Y’all niggas got me hot.
- ramona kirabo
- Jan 4, 2024
- 2 min read
I watched an interview of the person that plays Aimee on Sex Education, and she was talking about the bus scene where a man self-pleasures onto her. She talked about how a similar thing happened to her when she was much younger— a man who’s smile she returned on the train because she thought he was older and friendly, then continued to touch himself, and then follow her off the train, touching himself. She says her mother told her what to do in such a scenario was to find a family and act like she was with them, but for some reason at that moment, she could only see men. The same men that looked on as another man touched himself to the young girl he was following.

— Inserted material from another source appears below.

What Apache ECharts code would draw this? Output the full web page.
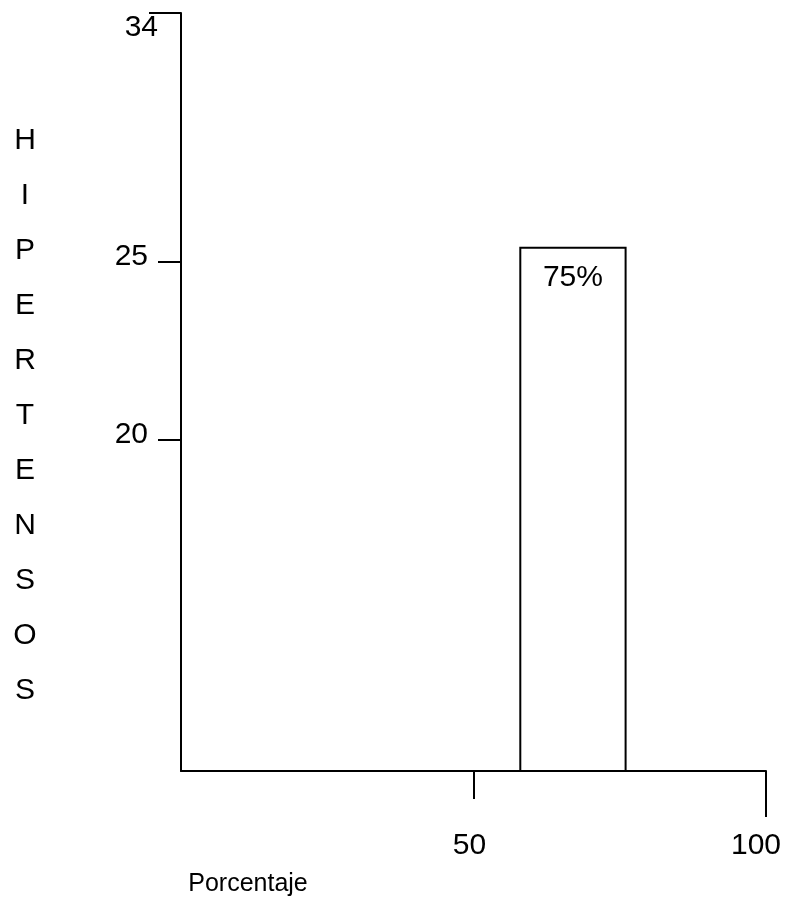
<!DOCTYPE html>
<html>
<head>
<meta charset="utf-8">
<script src="https://cdn.jsdelivr.net/npm/echarts@6/dist/echarts.min.js"></script>
<style>html,body{margin:0;padding:0;background:#fff}#c{width:786px;height:898px}</style>
</head>
<body>
<div id="c"></div>
<script>
// ---- data ----
const yTitle = 'HIPERTENSOS';
const xTitle = 'Porcentaje';
const yTickValues = [20, 25];
const yTopValue = [34];
const xTickMid = [50];
const xTickEnd = [100];
const barStart = [58];
const barEnd = [76];
const barValues = [25.5];
const barLabels = ['75%'];

// ---- non-linear (hand drawn) vertical scale: value -> axis fraction ----
const anchorVals = [0, 20, 25, 34];
const anchorPos = [0, 0.4367, 0.6722, 1];
function yScale(v) {
  for (let i = 1; i < anchorVals.length; i++) {
    if (v <= anchorVals[i]) {
      const t = (v - anchorVals[i - 1]) / (anchorVals[i] - anchorVals[i - 1]);
      return anchorPos[i - 1] + t * (anchorPos[i] - anchorPos[i - 1]);
    }
  }
  return 1;
}
const FONT = 'Liberation Sans, Arial, sans-serif';
const FS = 30;
function labelFor(vals) {
  const mapped = vals.map(yScale);
  return function (v) {
    const i = mapped.findIndex(m => Math.abs(m - v) < 1e-6);
    return i >= 0 ? String(vals[i]) : '';
  };
}

const chart = echarts.init(document.getElementById('c'), null, {renderer: 'canvas'});
const data = barStart.map((s, i) => [s, barEnd[i], yScale(barValues[i]), barLabels[i]]);

chart.setOption({
  animation: false,
  backgroundColor: '#fff',
  grid: {left: 181, right: 20, top: 13, bottom: 127, containLabel: false},
  xAxis: [
    {
      type: 'value', min: 0, max: 100, position: 'bottom',
      axisLine: {show: true, onZero: false, lineStyle: {color: '#000', width: 2}},
      axisTick: {show: true, customValues: xTickEnd, length: 46, lineStyle: {color: '#000', width: 2}},
      axisLabel: {show: true, customValues: xTickEnd, margin: 75, verticalAlign: 'middle',
        padding: [0, 20, 0, 0], color: '#000', fontSize: FS, fontFamily: FONT},
      splitLine: {show: false}
    },
    {
      type: 'value', min: 0, max: 100, position: 'bottom', offset: 6,
      axisLine: {show: false},
      axisTick: {show: true, customValues: xTickMid, length: 28, lineStyle: {color: '#000', width: 2}},
      axisLabel: {show: true, customValues: xTickMid, margin: 69, verticalAlign: 'middle',
        padding: [0, 8, 0, 0], color: '#000', fontSize: FS, fontFamily: FONT},
      splitLine: {show: false}
    }
  ],
  yAxis: [
    {
      type: 'value', min: 0, max: 1, position: 'left',
      axisLine: {show: true, onZero: false, lineStyle: {color: '#000', width: 2}},
      axisTick: {show: true, customValues: yTickValues.map(yScale), length: 23, lineStyle: {color: '#000', width: 2}},
      axisLabel: {show: true, customValues: yTickValues.map(yScale), margin: 33, verticalAlign: 'bottom',
        lineHeight: 10, formatter: labelFor(yTickValues),
        color: '#000', fontSize: FS, fontFamily: FONT},
      splitLine: {show: false}
    },
    {
      type: 'value', min: 0, max: 1, position: 'left',
      axisLine: {show: false},
      axisTick: {show: true, customValues: yTopValue.map(yScale), length: 32, lineStyle: {color: '#000', width: 2}},
      axisLabel: {show: true, customValues: yTopValue.map(yScale), margin: 23, verticalAlign: 'top',
        lineHeight: 29, formatter: labelFor(yTopValue),
        color: '#000', fontSize: FS, fontFamily: FONT},
      splitLine: {show: false}
    }
  ],
  graphic: [
    {
      type: 'text', x: 25, y: 416, silent: true,
      style: {text: yTitle.split('').join('\n'), fill: '#000', fontSize: FS, fontFamily: FONT,
        lineHeight: 55, align: 'center', verticalAlign: 'middle'}
    },
    {
      type: 'text', x: 248, y: 884, silent: true,
      style: {text: xTitle, fill: '#000', fontSize: 25, fontFamily: FONT, align: 'center', verticalAlign: 'middle'}
    }
  ],
  series: [{
    type: 'custom',
    xAxisIndex: 0, yAxisIndex: 0,
    encode: {x: [0, 1], y: 2},
    data: data,
    renderItem: function (params, api) {
      const p0 = api.coord([api.value(0), 0]);
      const p1 = api.coord([api.value(1), api.value(2)]);
      const label = data[params.dataIndex][3];
      return {
        type: 'group',
        children: [
          {type: 'rect', shape: {x: p0[0], y: p1[1], width: p1[0] - p0[0], height: p0[1] - p1[1]},
            style: {fill: '#fff', stroke: '#000', lineWidth: 2}},
          {type: 'text', x: (p0[0] + p1[0]) / 2, y: p1[1] + 30,
            style: {text: label, fill: '#000', fontSize: FS, fontFamily: FONT, align: 'center', verticalAlign: 'middle'}}
        ]
      };
    }
  }]
});
</script>
</body>
</html>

Quick detour: last year, we all saw the news of Keke Palmer’s baby dad abusing her, and of course there were men that came to his defence. I saw a tweet that said, ‘Keke Palmer may never see these disgusting tweets, but you know who definitely will, your sister, your friend in an abusive relationship’
But do men even care? To be a safe place, I mean.
I’ve had men who were ‘friends’ say to me under no coercion, ‘I don’t believe in sexual assault’, ‘Yes, the woman may not want to in the beginning, but if you keep going she’ll eventually start to like it.’
A friend was telling me about how men on Twitter were making jokes about how the patriarchy saved them from chores over the Christmas holidays.
What I really want to know is when men say, ‘not all men’, what men do they mean? If even the men in our lives are failing us, what men?!
Anyway, if ever at all during this read you had this thought, ‘but Ramona, you want these men, friends, to walk on eggshells around you, in fear of offending you?’— absolutely, I do.